Exercise objective: Print, exactly and with both ends included, the lines below that run from the one containing "Convert this chart to matplotlib code." to the one containing "ax = fig.add_axes([97/1255, 1". Pictures are omitted.

Data shown:
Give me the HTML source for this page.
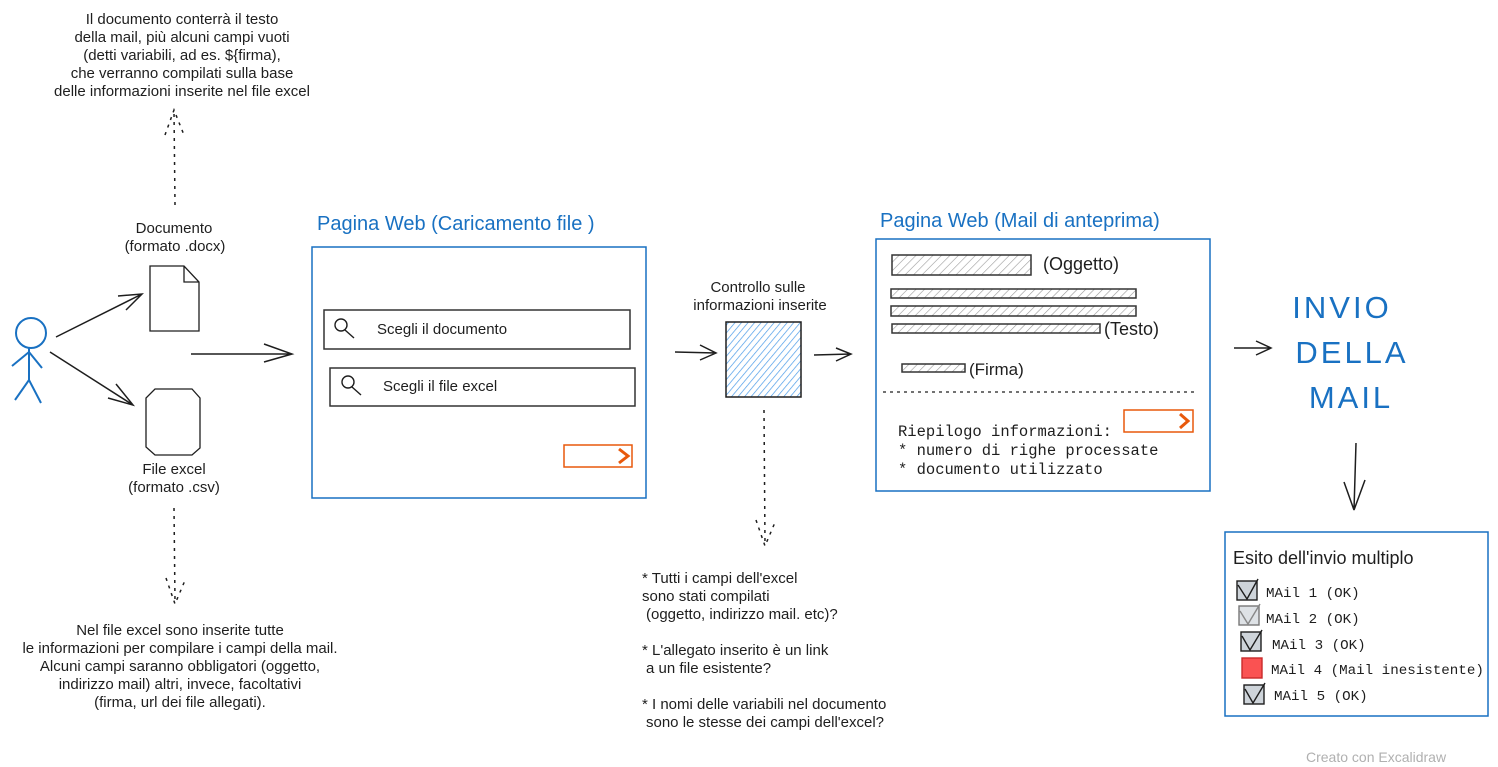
---
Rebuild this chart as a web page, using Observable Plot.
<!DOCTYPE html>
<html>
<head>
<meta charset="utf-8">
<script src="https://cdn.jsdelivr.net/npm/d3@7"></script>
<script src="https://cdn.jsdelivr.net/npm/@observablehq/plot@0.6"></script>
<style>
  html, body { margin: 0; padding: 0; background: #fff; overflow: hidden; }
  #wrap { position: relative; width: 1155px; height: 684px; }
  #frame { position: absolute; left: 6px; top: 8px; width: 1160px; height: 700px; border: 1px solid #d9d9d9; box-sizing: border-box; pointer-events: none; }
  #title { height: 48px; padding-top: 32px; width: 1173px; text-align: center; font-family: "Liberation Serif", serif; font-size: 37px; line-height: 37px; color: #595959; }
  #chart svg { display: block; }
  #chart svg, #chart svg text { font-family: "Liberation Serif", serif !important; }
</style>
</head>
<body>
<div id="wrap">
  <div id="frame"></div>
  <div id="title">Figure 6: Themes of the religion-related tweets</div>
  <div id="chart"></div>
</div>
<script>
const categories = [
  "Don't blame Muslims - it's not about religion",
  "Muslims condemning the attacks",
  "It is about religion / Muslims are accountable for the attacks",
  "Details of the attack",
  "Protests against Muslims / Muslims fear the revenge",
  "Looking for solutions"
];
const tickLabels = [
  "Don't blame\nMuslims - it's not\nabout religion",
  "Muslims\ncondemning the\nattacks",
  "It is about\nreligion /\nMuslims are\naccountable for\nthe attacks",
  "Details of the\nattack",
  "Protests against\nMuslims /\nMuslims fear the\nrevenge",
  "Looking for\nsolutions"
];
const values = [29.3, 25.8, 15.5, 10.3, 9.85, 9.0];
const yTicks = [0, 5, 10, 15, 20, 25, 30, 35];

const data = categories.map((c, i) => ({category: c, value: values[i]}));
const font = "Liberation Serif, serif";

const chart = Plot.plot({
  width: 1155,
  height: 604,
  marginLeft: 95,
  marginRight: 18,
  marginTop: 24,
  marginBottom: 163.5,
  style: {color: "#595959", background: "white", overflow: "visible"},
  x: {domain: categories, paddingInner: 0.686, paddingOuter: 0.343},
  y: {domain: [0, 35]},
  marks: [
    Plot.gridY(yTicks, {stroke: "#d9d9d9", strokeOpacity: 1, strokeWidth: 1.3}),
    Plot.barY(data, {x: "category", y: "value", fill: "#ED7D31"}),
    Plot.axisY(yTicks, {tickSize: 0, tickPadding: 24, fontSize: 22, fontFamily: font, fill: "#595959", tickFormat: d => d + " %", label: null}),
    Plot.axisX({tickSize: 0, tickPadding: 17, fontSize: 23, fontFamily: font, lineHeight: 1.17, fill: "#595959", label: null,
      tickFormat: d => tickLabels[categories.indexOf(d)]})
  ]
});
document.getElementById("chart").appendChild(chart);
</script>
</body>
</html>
==
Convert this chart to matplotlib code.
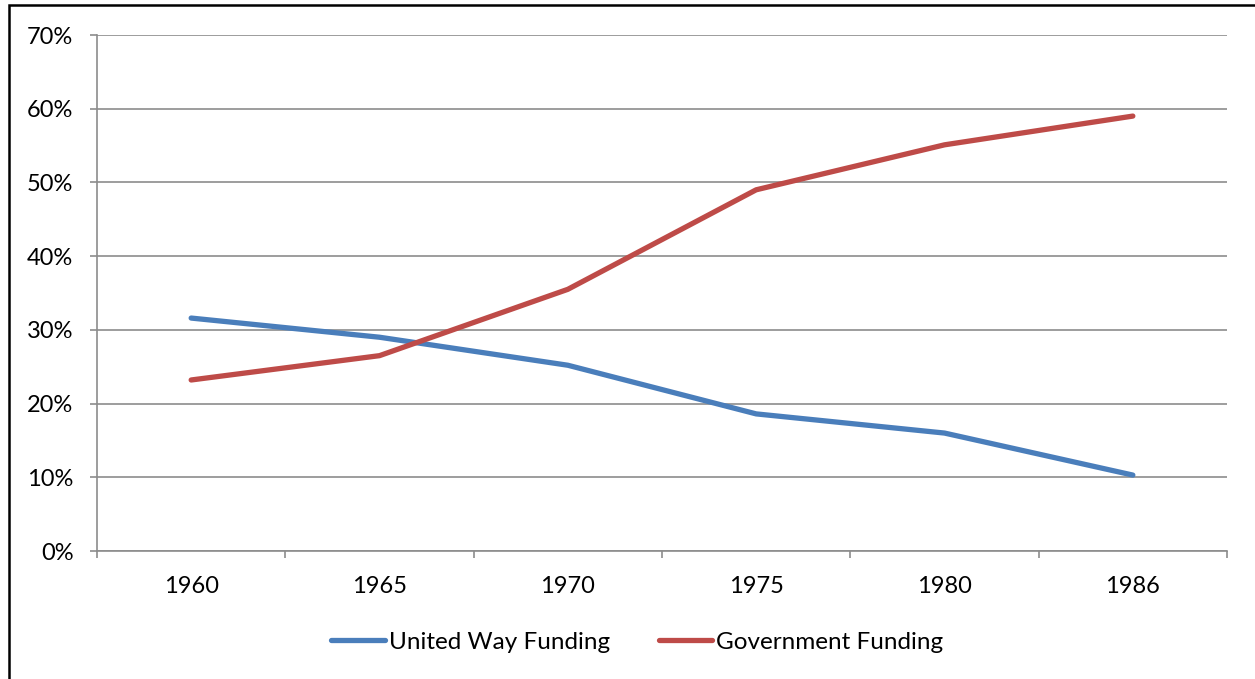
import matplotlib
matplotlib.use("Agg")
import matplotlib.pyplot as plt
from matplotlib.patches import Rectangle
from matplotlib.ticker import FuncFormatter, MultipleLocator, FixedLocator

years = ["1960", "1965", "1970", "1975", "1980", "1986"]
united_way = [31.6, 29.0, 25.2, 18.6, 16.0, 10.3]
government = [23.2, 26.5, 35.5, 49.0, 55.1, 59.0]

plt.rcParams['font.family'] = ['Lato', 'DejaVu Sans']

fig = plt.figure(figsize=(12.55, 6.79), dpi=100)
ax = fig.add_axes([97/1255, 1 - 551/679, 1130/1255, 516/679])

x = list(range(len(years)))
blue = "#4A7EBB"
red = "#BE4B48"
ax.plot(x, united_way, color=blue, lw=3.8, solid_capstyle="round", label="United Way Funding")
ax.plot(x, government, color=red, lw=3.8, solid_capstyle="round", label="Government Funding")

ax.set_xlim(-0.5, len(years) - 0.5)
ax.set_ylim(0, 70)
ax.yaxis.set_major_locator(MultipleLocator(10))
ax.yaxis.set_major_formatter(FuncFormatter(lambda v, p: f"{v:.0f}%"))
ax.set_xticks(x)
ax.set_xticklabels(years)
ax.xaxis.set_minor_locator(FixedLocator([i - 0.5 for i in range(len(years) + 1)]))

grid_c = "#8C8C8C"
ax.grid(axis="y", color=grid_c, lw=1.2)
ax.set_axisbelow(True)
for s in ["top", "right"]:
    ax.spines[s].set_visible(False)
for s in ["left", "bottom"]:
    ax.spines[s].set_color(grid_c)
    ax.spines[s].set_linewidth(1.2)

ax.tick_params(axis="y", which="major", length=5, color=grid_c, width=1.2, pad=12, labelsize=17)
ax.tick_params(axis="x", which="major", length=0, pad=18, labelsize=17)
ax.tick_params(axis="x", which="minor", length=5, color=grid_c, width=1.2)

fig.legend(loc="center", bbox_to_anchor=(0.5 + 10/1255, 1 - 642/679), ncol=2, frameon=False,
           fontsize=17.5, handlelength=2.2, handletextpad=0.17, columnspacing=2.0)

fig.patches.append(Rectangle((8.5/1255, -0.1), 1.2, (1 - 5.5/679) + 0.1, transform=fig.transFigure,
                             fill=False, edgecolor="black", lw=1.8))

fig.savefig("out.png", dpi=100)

Exercise solution:
Convert this chart to matplotlib code.
import matplotlib
matplotlib.use("Agg")
import matplotlib.pyplot as plt
from matplotlib.patches import Rectangle
from matplotlib.ticker import FuncFormatter, MultipleLocator, FixedLocator

years = ["1960", "1965", "1970", "1975", "1980", "1986"]
united_way = [31.6, 29.0, 25.2, 18.6, 16.0, 10.3]
government = [23.2, 26.5, 35.5, 49.0, 55.1, 59.0]

plt.rcParams['font.family'] = ['Lato', 'DejaVu Sans']

fig = plt.figure(figsize=(12.55, 6.79), dpi=100)
ax = fig.add_axes([97/1255, 1 - 551/679, 1130/1255, 516/679])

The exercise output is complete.